9.U.S. DRAMA HARDLY PLAYS MAJOR CHANNEL FREE-TO-AIR PRIME TIME IN EUROPE, RIGHT?

Right and wrong. According to Manuel Alduy, 20th Century Fox SVP, sales & development, speaking at the Variety Summit, the  overall popularity of American shows may be losing ground to local content. Only three-or-so U.S. shows made France’s free-to-air top 100 last year, whereas five years ago, maybe 50-60 made the cut, he said. He went on, however, to point out that among young people the drop has been far less severe: Among 15-34s, and 15-40 women, U.S. shows still account for about one third of the top 100 shows in France. The only crime drama to rank in the top five of all Europe’s three biggest TV markets was Fox’s “24: Legacy,” according to Parrot Analytics, whose Courtney Williams, regional director for Europe, spoke at the Variety Summit.

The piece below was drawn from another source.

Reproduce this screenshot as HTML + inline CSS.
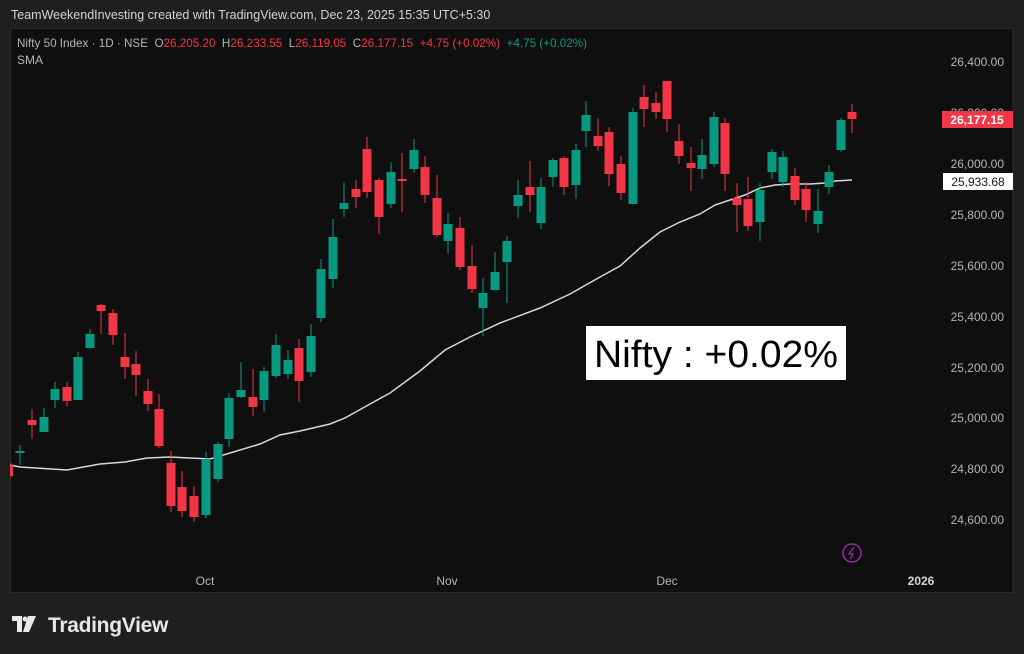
<!DOCTYPE html>
<html><head><meta charset="utf-8"><style>
html,body{margin:0;padding:0;background:#1f1f1f;width:1024px;height:654px;overflow:hidden;font-family:"Liberation Sans",sans-serif}
</style></head><body>
<svg id="s" width="1024" height="654" xmlns="http://www.w3.org/2000/svg" style="position:absolute;left:0;top:0">
<rect x="0" y="0" width="1024" height="654" fill="#1f1f1f"/>
<text x="11" y="19" fill="#d1d4dc" font-size="12.5">TeamWeekendInvesting created with TradingView.com, Dec 23, 2025 15:35 UTC+5:30</text>
<rect x="10.5" y="28.5" width="1003" height="564" fill="#0f0f0f" stroke="#2a2a2a"/>
<line x1="1013" y1="29" x2="1013" y2="592" stroke="#2a2a2a"/>
<text x="17" y="47" fill="#b2b5be" font-size="12" textLength="570" lengthAdjust="spacingAndGlyphs" xml:space="preserve">Nifty 50 Index · 1D · NSE  O<tspan fill="#f23645">26,205.20</tspan>  H<tspan fill="#f23645">26,233.55</tspan>  L<tspan fill="#f23645">26,119.05</tspan>  C<tspan fill="#f23645">26,177.15</tspan>  <tspan fill="#f23645">+4.75 (+0.02%)</tspan>  <tspan fill="#089981">+4.75 (+0.02%)</tspan></text>
<text x="17" y="64" fill="#b2b5be" font-size="12">SMA</text>
<g fill="#b2b5be" font-size="12" text-anchor="end">
<text x="1004" y="66">26,400.00</text>
<text x="1004" y="117">26,200.00</text>
<text x="1004" y="168">26,000.00</text>
<text x="1004" y="219">25,800.00</text>
<text x="1004" y="270">25,600.00</text>
<text x="1004" y="321">25,400.00</text>
<text x="1004" y="372">25,200.00</text>
<text x="1004" y="422">25,000.00</text>
<text x="1004" y="473">24,800.00</text>
<text x="1004" y="524">24,600.00</text>
</g>
<g fill="#b2b5be" font-size="12" text-anchor="middle">
<text x="205" y="585">Oct</text><text x="447" y="585">Nov</text><text x="667" y="585">Dec</text><text x="921" y="585" fill="#d1d4dc" font-weight="bold">2026</text>
</g>
<polyline fill="none" stroke="#d8d8d8" stroke-width="1.5" points="10,465 20,467 67,470 100,464 125,462 147,458 170,457 210,459 230,453 260,444 280,435 300,431 330,424 345,418 370,404 390,393 420,371 445,350 470,337 500,323 540,308 570,294 600,277 620,266 640,248 660,232 680,222 700,214 715,205 730,200 745,195 760,188 775,185 790,184 810,184 825,183 835,181 852,180"/>
<g id="c"></g>
<rect x="942" y="111" width="71" height="17" fill="#f23645"/>
<text x="977" y="124" fill="#fff" font-size="12" text-anchor="middle" font-weight="bold">26,177.15</text>
<rect x="943" y="173" width="70" height="17" fill="#fff"/>
<text x="978" y="186" fill="#131722" font-size="12" text-anchor="middle">25,933.68</text>
<rect x="586" y="326" width="260" height="54" fill="#fff"/>
<text x="594" y="367" fill="#000" font-size="38" textLength="244" lengthAdjust="spacingAndGlyphs" font-family="Liberation Sans, sans-serif">Nifty : +0.02%</text>
<circle cx="852" cy="553" r="9" fill="none" stroke="#9c27b0" stroke-width="1.5"/>
<path d="M854,547 L849,554 L853,554 L850,559" fill="none" stroke="#9c27b0" stroke-width="1.3"/>
<g fill="#e8e8e8">
<path d="M12,616 h10 v16 h-5 v-11 h-5z"/>
<circle cx="25" cy="619" r="2.5"/>
<path d="M28,616 h8 l-7,16 h-6z"/>
</g>
<text x="48" y="632" fill="#e8e8e8" font-size="21" font-weight="bold" letter-spacing="-0.3">TradingView</text>
</svg>
<script>
var G="#089981",R="#f23645";
var d=[[11,R,465,476,463,477],[20,G,451,453,445,465],[32,R,420,425,409,439],[44,G,417,432,408,432],[55,G,389,400,382,408],[67,R,387,401,382,406],[78,G,357,400,352,400],[90,G,334,348,329,348],[101,R,305,311,304,334],[113,R,313,335,309,345],[125,R,357,367,333,379],[136,R,364,375,351,396],[148,R,391,404,379,411],[159,R,409,446,394,448],[171,R,463,506,451,512],[182,R,487,511,471,517],[194,R,496,517,486,522],[206,G,459,515,452,518],[218,G,444,479,442,482],[229,G,398,439,393,447],[241,G,390,397,362,398],[253,R,397,407,369,416],[264,G,371,400,367,412],[276,G,345,376,334,378],[288,G,360,374,350,379],[299,R,348,381,339,402],[311,G,336,372,324,377],[321,G,269,318,259,322],[333,G,237,279,219,288],[344,G,203,209,182,217],[356,R,189,197,180,208],[367,R,149,192,137,198],[379,R,180,217,178,234],[391,G,172,204,162,208],[402,R,179,181,153,212],[414,G,150,169,139,173],[425,R,167,195,156,203],[437,R,198,235,175,237],[448,G,224,241,213,253],[460,R,228,267,217,270],[472,R,266,289,245,293],[483,G,293,308,278,336],[495,G,272,290,252,290],[507,G,241,262,236,303],[518,G,195,206,180,218],[530,R,187,195,161,212],[541,G,187,223,178,229],[553,G,160,177,158,187],[564,R,158,187,156,195],[576,G,150,185,144,199],[586,G,115,131,101,147],[598,R,136,146,118,151],[609,R,132,174,127,186],[621,R,164,193,156,200],[633,G,112,204,108,204],[644,R,97,109,85,127],[656,R,103,112,92,119],[667,R,81,119,81,132],[679,R,141,156,124,164],[691,R,163,168,147,191],[702,G,155,169,139,179],[714,G,117,164,112,167],[725,R,123,174,118,191],[737,R,198,205,183,232],[748,R,199,226,177,231],[760,G,190,222,183,241],[772,G,152,172,149,179],[783,G,157,182,151,187],[795,R,176,200,168,205],[806,R,189,210,182,222],[818,G,211,224,189,233],[829,G,172,187,165,194],[841,G,120,150,118,152],[852,R,112,119,104,133]];
var h="";d.forEach(function(c){var x=c[0],w=c[0]==11?3:9,bx=c[0]==11?10:x-4.5;
h+='<line x1="'+x+'" x2="'+x+'" y1="'+c[4]+'" y2="'+c[5]+'" stroke="'+c[1]+'" stroke-width="1"/>';
h+='<rect x="'+bx+'" y="'+c[2]+'" width="'+w+'" height="'+Math.max(1.5,c[3]-c[2])+'" fill="'+c[1]+'"/>';});
document.getElementById("c").innerHTML=h;
</script>
</body></html>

10. DAMON LINDELOF HAD A DREAM

“I like stories told out of sequence and that switch points of view. As our brains and minds become more sophisticated in how we grasp these narratives, I think we will see a rapidly scaling evolution,” Damon Lindelof. the “Lost” and “The Leftovers” showrunner, told Variety at Series Mania. Opening Series Mania as Season 3 received glowing reviews in the U.S., HBO’s Lindelof show-run “The Leftovers’” Season 3 Ep. 1 and 2 wowed Paris, scoring the best marks of any show commented on by French newspaper Le Figaro. In “The Leftovers,” French audiences saw a TV show that was not so much art as high art. If HBO and rivals continue to make shows of this caliber, they will always have Paris.